Em 1913, o vanguardista russo Vladimir Maiakóvski escreveu: “Eu. / Nas calçadas pisadas / de minha alma / passadas de loucos estalam / calcâneos de frases ásperas / Onde / forcas / esganam cidades / e em nós de nuvens coagulam / pescoços de torres / oblíquas / só / soluçando eu avanço por vias que se encruz(ilham) à vista / de cruci / fixos / polícias”.
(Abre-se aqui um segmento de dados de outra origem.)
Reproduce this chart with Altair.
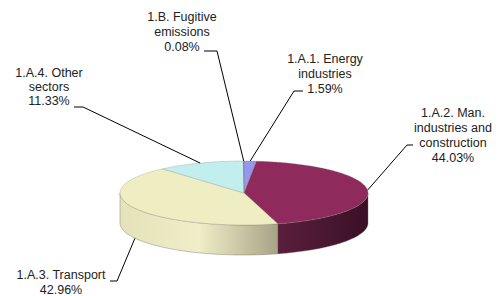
import math
import altair as alt
import pandas as pd

# ---- data ----
categories = [
    "1.A.1. Energy industries",
    "1.A.2. Man. industries and construction",
    "1.A.3. Transport",
    "1.A.4. Other sectors",
    "1.B. Fugitive emissions",
]
shares = [1.59, 44.03, 42.96, 11.33, 0.08]
label_lines = [
    ["1.A.1. Energy", "industries", "1.59%"],
    ["1.A.2. Man.", "industries and", "construction", "44.03%"],
    ["1.A.3. Transport", "42.96%"],
    ["1.A.4. Other", "sectors", "11.33%"],
    ["1.B. Fugitive", "emissions", "0.08%"],
]
top_colors = ["#9696f0", "#8e2a5c", "#efedc2", "#c2eeee", "#5a5a86"]
side_gradients = {
    1: ["#5a1f3d", "#3a1026"],
    2: ["#e4e2b8", "#f0eec8", "#a6a486"],
}

# ---- layout (page pixels) ----
CX, CY, RX, RY, DEPTH = 244, 193, 124, 32, 30
# baseline of first line of each label, and line spacing
label_pos = [(325, 62.5, 15), (453, 116.5, 15), (61, 278.5, 15), (49, 76.5, 14), (182, 20.5, 15)]
leader_elbow = [
    [(303, 91), (294, 91)],
    [(413, 145), (407, 145)],
    [(110, 281), (117, 281)],
    [(74, 107), (83, 107)],
    [(204, 51), (217, 51)],
]


def pt(deg, drop=0.0):
    t = math.radians(deg)
    return CX + RX * math.sin(t), CY - RY * math.cos(t) + drop


def arc(a0, a1, drop=0.0):
    n = max(1, int(math.ceil(abs(a1 - a0))))
    return [pt(a0 + (a1 - a0) * k / n, drop) for k in range(n + 1)]


total = sum(shares)
bounds = []
cum = 0.0
for s in shares:
    a0 = cum / total * 360
    cum += s
    bounds.append((a0, cum / total * 360))

# top faces
top_rows = []
for i, (a0, a1) in enumerate(bounds):
    pts = [(CX, CY)] + arc(a0, a1) + [(CX, CY)]
    for j, (x, y) in enumerate(pts):
        top_rows.append({"slice": categories[i], "i": j, "x": x, "y": y})
top_df = pd.DataFrame(top_rows)

# side walls (front half: 90..270 deg)
side_dfs = {}
for i, (a0, a1) in enumerate(bounds):
    s, e = max(a0, 90), min(a1, 270)
    if e <= s:
        continue
    pts = arc(s, e) + arc(e, s, DEPTH)
    pts.append(pts[0])
    side_dfs[i] = pd.DataFrame(
        [{"slice": categories[i], "i": j, "x": x, "y": y} for j, (x, y) in enumerate(pts)]
    )

# leaders and labels
lead_rows = []
text_rows = []
for i, (a0, a1) in enumerate(bounds):
    mid = (a0 + a1) / 2
    drop = DEPTH if math.cos(math.radians(mid)) < 0 else 0
    pts = leader_elbow[i] + [pt(mid, drop)]
    for j, (x, y) in enumerate(pts):
        lead_rows.append({"slice": categories[i], "i": j, "x": x, "y": y})
    lx, ly, lh = label_pos[i]
    for k, line in enumerate(label_lines[i]):
        text_rows.append({"t": line, "x": lx, "y": ly + k * lh})
lead_df = pd.DataFrame(lead_rows)
text_df = pd.DataFrame(text_rows)

xs = alt.Scale(domain=[8, 495], nice=False, zero=False)
ys = alt.Scale(domain=[8, 296], nice=False, zero=False, reverse=True)
X = alt.X("x:Q", scale=xs, axis=None)
Y = alt.Y("y:Q", scale=ys, axis=None)

layers = []
for i, df in side_dfs.items():
    stops = side_gradients[i]
    grad = alt.Gradient(
        gradient="linear",
        stops=[alt.GradientStop(offset=k / (len(stops) - 1), color=c) for k, c in enumerate(stops)],
        x1=0, x2=1, y1=0, y2=0,
    )
    layers.append(
        alt.Chart(df).mark_line(filled=True, fill=grad, stroke="#6f6a5a", strokeWidth=0.4)
        .encode(x=X, y=Y, order=alt.Order("i:Q"), detail="slice:N")
    )

layers.append(
    alt.Chart(top_df).mark_line(filled=True, strokeWidth=0.5, stroke="#8a8a80", strokeOpacity=0.6)
    .encode(
        x=X, y=Y, order=alt.Order("i:Q"), detail="slice:N",
        color=alt.Color("slice:N", scale=alt.Scale(domain=categories, range=top_colors), legend=None),
    )
)
layers.append(
    alt.Chart(lead_df).mark_line(color="black", strokeWidth=1)
    .encode(x=X, y=Y, order=alt.Order("i:Q"), detail="slice:N")
)
layers.append(
    alt.Chart(text_df).mark_text(font="Liberation Sans", fontSize=12.5, color="#222222",
                                 align="center", baseline="alphabetic")
    .encode(x=X, y=Y, text="t:N")
)

chart = alt.layer(*layers).properties(
    width=487, height=288, autosize=alt.AutoSizeParams(type="none"), padding=0,
    background="white",
).configure_view(stroke=None)

chart.save("out.html", embed_options={"renderer": "svg", "actions": False})
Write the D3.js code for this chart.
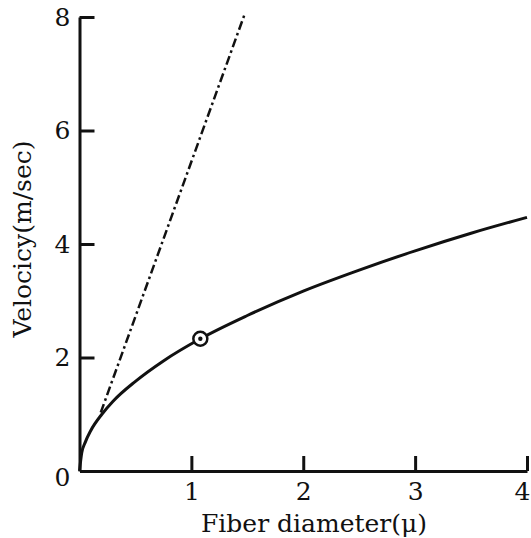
<!DOCTYPE html>
<html>
<head>
<meta charset="utf-8">
<script src="https://cdn.jsdelivr.net/npm/d3@7"></script>
<style>
  body { margin: 0; background: #fff; }
  text { font-family: "DejaVu Serif", serif; fill: #111; }
</style>
</head>
<body>
<div id="chart"></div>
<script>
/* CONSTANTS AND GLOBALS */
const width = 531,
  height = 538,
  margin = { top: 17, bottom: 67, left: 79.5, right: 4 };

// solid curve
const diameters = [0, 0.02, 0.05, 0.1, 0.2, 0.3, 0.5, 0.75, 1.08, 1.5, 2, 2.5, 3, 3.5, 4];
const velocities = [0, 0.32, 0.5, 0.71, 1.0, 1.23, 1.58, 1.94, 2.33, 2.74, 3.17, 3.54, 3.88, 4.19, 4.47];

// dash-dot straight line
const lineDiameters = [0.19, 1.48];
const lineVelocities = [1.03, 8.07];

// marked point
const markDiameter = 1.08;
const markVelocity = 2.33;

const xTicks = [1, 2, 3, 4];
const yTicks = [2, 4, 6, 8];

const curveData = diameters.map((d, i) => ({ d: d, v: velocities[i] }));
const lineData = lineDiameters.map((d, i) => ({ d: d, v: lineVelocities[i] }));

/* SCALES */
const xScale = d3.scaleLinear()
  .domain([0, 4])
  .range([margin.left, width - margin.right]);
const yScale = d3.scaleLinear()
  .domain([0, 8])
  .range([height - margin.bottom, margin.top]);

const svg = d3.select("#chart")
  .append("svg")
  .attr("width", width)
  .attr("height", height);

/* AXES */
const xAxis = d3.axisBottom(xScale)
  .tickValues(xTicks)
  .tickSizeInner(-15)
  .tickSizeOuter(0)
  .tickPadding(11)
  .tickFormat(d3.format("d"));
const yAxis = d3.axisLeft(yScale)
  .tickValues(yTicks)
  .tickSizeInner(-15)
  .tickSizeOuter(0)
  .tickPadding(9)
  .tickFormat(d3.format("d"));

const xAxisGroup = svg.append("g")
  .attr("transform", `translate(0, ${yScale(0)})`)
  .call(xAxis);
const yAxisGroup = svg.append("g")
  .attr("transform", `translate(${xScale(0)}, 0)`)
  .call(yAxis);

[xAxisGroup, yAxisGroup].forEach(g => {
  g.attr("font-family", null).attr("font-size", null);
  g.select(".domain").attr("stroke", "#111").attr("stroke-width", 3);
  g.selectAll(".tick line").attr("stroke", "#111").attr("stroke-width", 3);
  g.selectAll(".tick text").attr("font-size", 25);
});

// last x label sits at the page edge, keep it inside
xAxisGroup.selectAll(".tick text")
  .filter(d => d === 4)
  .attr("text-anchor", "end")
  .attr("x", 3);

// shared zero at the origin
svg.append("text")
  .attr("x", xScale(0) - 9)
  .attr("y", yScale(0) + 7)
  .attr("dy", "0.32em")
  .attr("text-anchor", "end")
  .attr("font-size", 25)
  .text("0");

/* LABELS */
svg.append("text")
  .attr("x", 314)
  .attr("y", 532)
  .attr("text-anchor", "middle")
  .attr("font-size", 25)
  .text("Fiber diameter(μ)");

svg.append("text")
  .attr("transform", `translate(31, 239) rotate(-90)`)
  .attr("text-anchor", "middle")
  .attr("font-size", 25)
  .text("Velocicy(m/sec)");

/* LINES */
const lineGen = d3.line()
  .x(d => xScale(d.d))
  .y(d => yScale(d.v));

svg.append("path")
  .datum(lineData)
  .attr("fill", "none")
  .attr("stroke", "#111")
  .attr("stroke-width", 2.5)
  .attr("stroke-dasharray", "9,3.5,2.5,3.5")
  .attr("d", lineGen);

svg.append("path")
  .datum(curveData)
  .attr("fill", "none")
  .attr("stroke", "#111")
  .attr("stroke-width", 3)
  .attr("d", lineGen.curve(d3.curveMonotoneX));

/* MARK */
svg.append("circle")
  .attr("cx", xScale(markDiameter))
  .attr("cy", yScale(markVelocity))
  .attr("r", 7)
  .attr("fill", "#fff")
  .attr("stroke", "#111")
  .attr("stroke-width", 2.5);
svg.append("circle")
  .attr("cx", xScale(markDiameter))
  .attr("cy", yScale(markVelocity))
  .attr("r", 2.2)
  .attr("fill", "#111");
</script>
</body>
</html>
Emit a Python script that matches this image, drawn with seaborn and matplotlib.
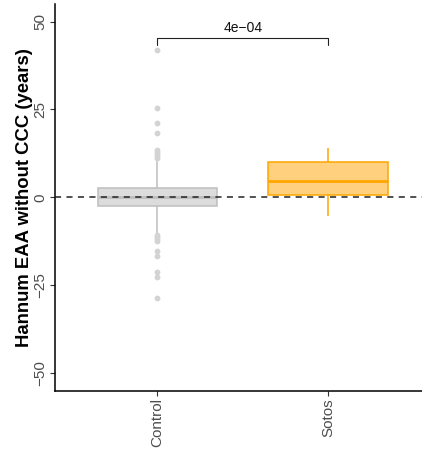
import numpy as np
import pandas as pd
import matplotlib
matplotlib.use("Agg")
import matplotlib.pyplot as plt
import seaborn as sns

# ---- data ----
groups = ["Control", "Sotos"]
control_values = [
    -28.5, -22.7, -21.1, -16.6, -15.4, -12.3, -11.8, -11.3, -10.8,
    -10.3, -8.5, -6.9, -5.4, -4.2, -3.3, -2.5,
    -2.3, -2.1, -1.9, -1.7, -1.5, -1.3, -1.1, -0.9, -0.8, -0.6, -0.5, -0.3, -0.2, -0.1,
    0.0,
    0.1, 0.3, 0.4, 0.6, 0.8, 1.0, 1.2, 1.4, 1.6, 1.8, 2.0, 2.2, 2.4, 2.6,
    2.8, 3.5, 4.4, 5.6, 7.0, 8.7, 10.5,
    11.2, 11.8, 12.4, 13.0, 13.6, 18.2, 21.2, 25.3, 41.9,
]
sotos_values = [-5.4, 0.3, 0.8, 2.9, 4.6, 7.5, 10.1, 12.0, 13.9]
y_ticks = [-50, -25, 0, 25, 50]
y_label = "Hannum EAA without CCC (years)"
p_label = "4e\u221204"
bracket_y = 45.2
bracket_drop = 1.9

fills = {"Control": "#DCDCDC", "Sotos": "#FFD07E"}
edges = {"Control": "#BEBEBE", "Sotos": "#FFA500"}
flier_col = {"Control": "#D3D3D3", "Sotos": "#FFA500"}

df = pd.DataFrame({
    "group": ["Control"] * len(control_values) + ["Sotos"] * len(sotos_values),
    "value": control_values + sotos_values,
})

sns.set_theme(style="ticks")
plt.rcParams["font.family"] = ["Liberation Sans", "DejaVu Sans"]

fig = plt.figure(figsize=(4.22, 4.57), dpi=100)
ax = fig.add_axes([55 / 422, 1 - 390.7 / 457, 1 - 55 / 422, (390.7 - 4) / 457])

for g in groups:
    sns.boxplot(
        data=df[df["group"] == g], x="group", y="value", order=groups,
        color=fills[g], linecolor=edges[g], saturation=1, width=0.7,
        linewidth=1.1, showcaps=False, ax=ax,
        medianprops=dict(linewidth=2.0, color=edges[g]),
        flierprops=dict(marker="o", markerfacecolor=flier_col[g],
                        markeredgecolor="none", markersize=4.2),
    )

ax.axhline(0, color="#222222", linestyle=(0, (4, 3.5)), linewidth=1.1, zorder=10)

# significance bracket
ax.plot([0, 0, 1, 1], [bracket_y - bracket_drop, bracket_y, bracket_y, bracket_y - bracket_drop],
        color="#222222", linewidth=0.8)
ax.text(0.5, bracket_y + 1.0, p_label, ha="center", va="bottom", fontsize=10, color="#111111")

ax.set_xlim(-0.6, 1.55)
ax.set_ylim(-55, 55)
ax.set_yticks(y_ticks)
ax.set_yticklabels([f"{t}".replace("-", "\u2212") for t in y_ticks], rotation=90, va="center")
ax.set_xticks(range(len(groups)))
ax.set_xticklabels(groups, rotation=90, ha="center", va="top")
ax.set_xlabel("")
ax.set_ylabel(y_label, fontsize=13.3, fontweight="bold", color="black", labelpad=0.5)
ax.tick_params(axis="both", labelsize=11, labelcolor="#4D4D4D", color="#333333",
               length=3.5, width=0.8, pad=2)
sns.despine(ax=ax)
for s in ["left", "bottom"]:
    ax.spines[s].set_color("black")
    ax.spines[s].set_linewidth(1.1)

fig.savefig("out.png", dpi=100)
O poeta segue denunciando, por meio da metáfora, a brutalidade do homem contra o seu semelhante. Parece irônico citar um poeta russo para ilustrar a dor do povo ucraniano, mas esse vanguardista poético repudiava aquela atrocidade, tal qual muitos contemporâneos o fazem, agora. Jamais me esquecerei do professor Boris Schnaiderman, já velhinho, me dizendo: “Nasci em Uman, na Ucrânia. A fome avançava. Mudamos para Odessa, onde a Rússia já havia tomado conta de tudo. Éramos judeus, precisávamos fugir. Meu pai conseguiu vir para o Brasil e assim sobrevivemos do Holodomor e do Holocausto”. Que dor imensa cortava aquela alma, enquanto ia contando-me aquela história, que os artigos e livros já haviam me contado, mas somente a sua versão tinha sentimento, memória e uma dor inapagável. Pela primeira vez, entendi o estrago que uma guerra faz em uma pessoa. Não se trata do momento do combate, trata-se da ferida que não se cicatriza, por toda a vida. O ser humano é fruto de amor e não de guerra, mas, por algum desvario, ele se esquece disso e se perde nas guerras diárias. Não somente nas guerras entre potências, mas, sim, nas guerras potenciais do cotidiano, que vão do tráfico de drogas, passando pelo tráfico humano, até alcançar as ogivas nucleares.

Carlos Drummond de Andrade, em seu poema “Fazenda”, diz: “Vejo o Retiro: suspiro / no vale fundo. / O Retiro ficava longe / do oceano mundo. / Ninguém sabia da Rússia / com sua foice. / A morte escolhia a forma / breve de um coice. / Mulher, abundavam negras / socando milho. / Rês morta, urubus rasantes, / logo em concílio. / O amor das éguas rinchava / no azul do pasto. / E criação e gente, em liga, / tudo era casto”.

Diferentemente da Segunda Guerra Mundial, a guerra hoje é online, é ao vivo, e por mais que se explodam as torres de transmissão televisa, os satélites ainda dão olhos aos celulares, para que, parafraseando Drummond, nossos olhos não sejam “pequenos para ver uma casa sem fogo e sem janela, sem meninos em roda, sem talher, sem cadeira, lampião, catre, assoalho”.

De que importam tantos saberes, se o homem se esqueceu para que serve o saber?